###Miscellaneous patches and files
##Linux kernel cfb optimizations
kernel-cfbimageblt.patch is a patch for the Linux kernel to significantly speed up framebuffer console text drawing. It has been tested on a 3.4.x kernel used on the ARM-based Allwinner platform and on a 3.6.x kernel on the ARM-based Raspberry Pi platform. It should be platform independent although it has only been tested on ARM platforms. The biggest benefit of using this patch will be gained on systems with a relatively slower CPU but with a decent amount of framebuffer bandwidth, such as ARM-based devices.
Tested platforms:
- Raspberry Pi with 3.6.y kernel.
- Allwinner A10 linux-sunxi platform with 3.4.x kernel.
This patch has been included in official Raspberry Pi kernels since the middle of 2013.
kernel-cfbfillrect-experimental.patch is an experimental patch for the linux kernel to eliminate framebuffer memory reads during simple rectangle fill operations at 16bpp and 32bpp. Framebuffer reads for simple fills are totally unnecessary but can cause big a slowdown when triggered, potentially stalling the CPU and system for some time and impacting real-time processing. This patch will eliminate unnecessary framebuffer reads when the pixel depth is 16bpp on 32-bit systems or either 16bpp or 32bpp on 64-bit systems. On a 32-bit system with 32bpp pixel depth, framebuffer reads generally won't happen for regular fills so the patch will have little effect. This version of the patch is for little-endian systems only.
kernel-cfbfillrect-experimental-v2.patch adds support for 32-bit big-endian systems to the previous patch. It has been reported to work correctly on one system but otherwise lack extensive testing.
##Linux kernel ARM memory functions
The arm-mem-funcs directory contains a work-in-progress experimental patch set for the Linux kernel to bring up to date the ARM-optimized memory copy and fill functions, which are for a large part still optimized for older ARM platforms and do not perform optimally on more recent platforms. The changes supports both armv6 (line size 32 bytes) and armv7 (line size 64 bytes) platforms. The patches implement changes to the prefetch strategy and other optimizations. On certain platforms, such as the armv6-based Raspberry Pi, a significant speed improvement (on the order of 70%) is seen for important functions like copy_page and larger size memcpy. On armv7-based platforms a smaller, but nonetheless not insignificant benefit is seen. The changes keep using the regular register file, without using vfp or NEON, minimizing overhead.

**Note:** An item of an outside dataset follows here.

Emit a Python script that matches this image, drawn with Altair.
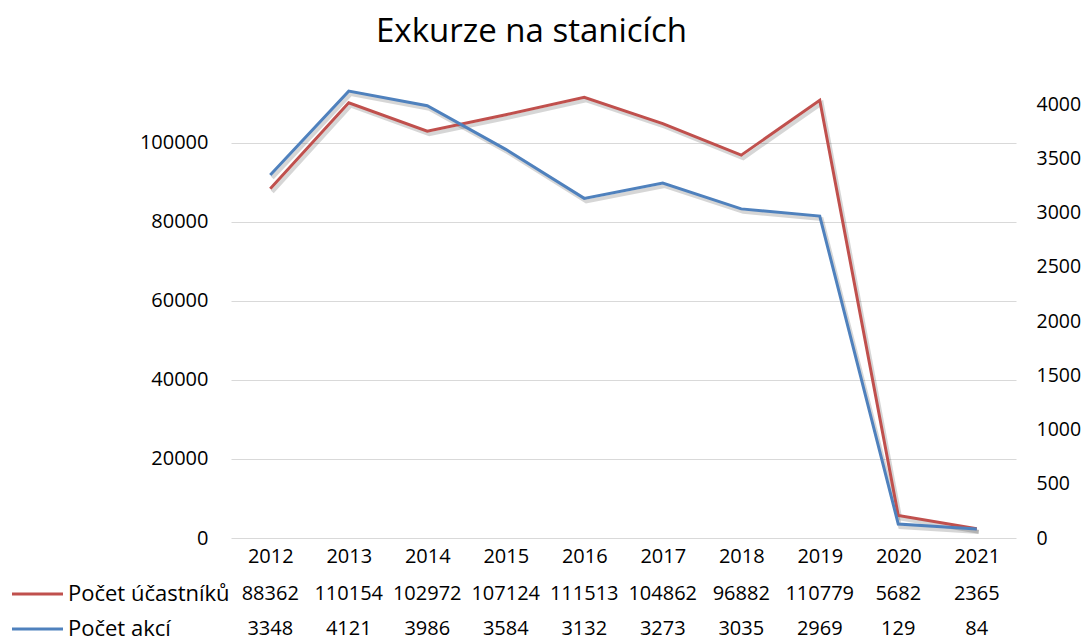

Note that the specific optimizations that are optimal for a platform may depend highly on the details of the particular SOC implementation and may not be the same for platforms sharing the same ARM architecture.
Current status: Optimized copy_page, memset and memzero are provided. Optimized memcpy, copy_from_user and copy_to_user are still work in progress. However, the test-arm-kernel-memcpy repository contains userspace versions for benchmarking and validation of the optimized functions are does include preliminary implementations of memcpy.
To apply cleanly the patch set requires an up-to-date kernel with the recent ARM memset fixes (March 2013) applied. The patch set no longer applies cleanly with up-to-date upstream kernels as of February 2015, and would require some work to adapt.
##Improvements for the Raspberry Pi/Raspberry Pi 2 fb layer
The directory raspberrypi/fb-patchset contains a patchset for the Raspberry Pi 1/2 Linux kernel that extends the console fb interface to use triple- buffering, also extending the DMA-accelerated CopyArea system call. The default text scrolling method is also changed from DMA to optimized screen redraw for the Raspberry Pi 2. The patch set contains three patches.
The first one disables the use of DMA copy for console text scrolling on the Raspberry Pi 2 because the new model no longer benefits, with optimized screen redraw (as implemented using the optimized cfb functions mentioned above) providing better performance.
The second patch extends the fb layer used by the Raspberry Pi and Raspberry Pi 2 to provide three screen buffers instead of only one. This facilitates smooth animation by making double or triple-buffering possible in console applications. The DMA-accelerated copyarea is also extended to all of the extended framebuffer.
The third patch updates the fb_copyarea function in the core fb layer to allow the accelerated CopyArea system call access to the whole framebuffer when triple buffering is enabled.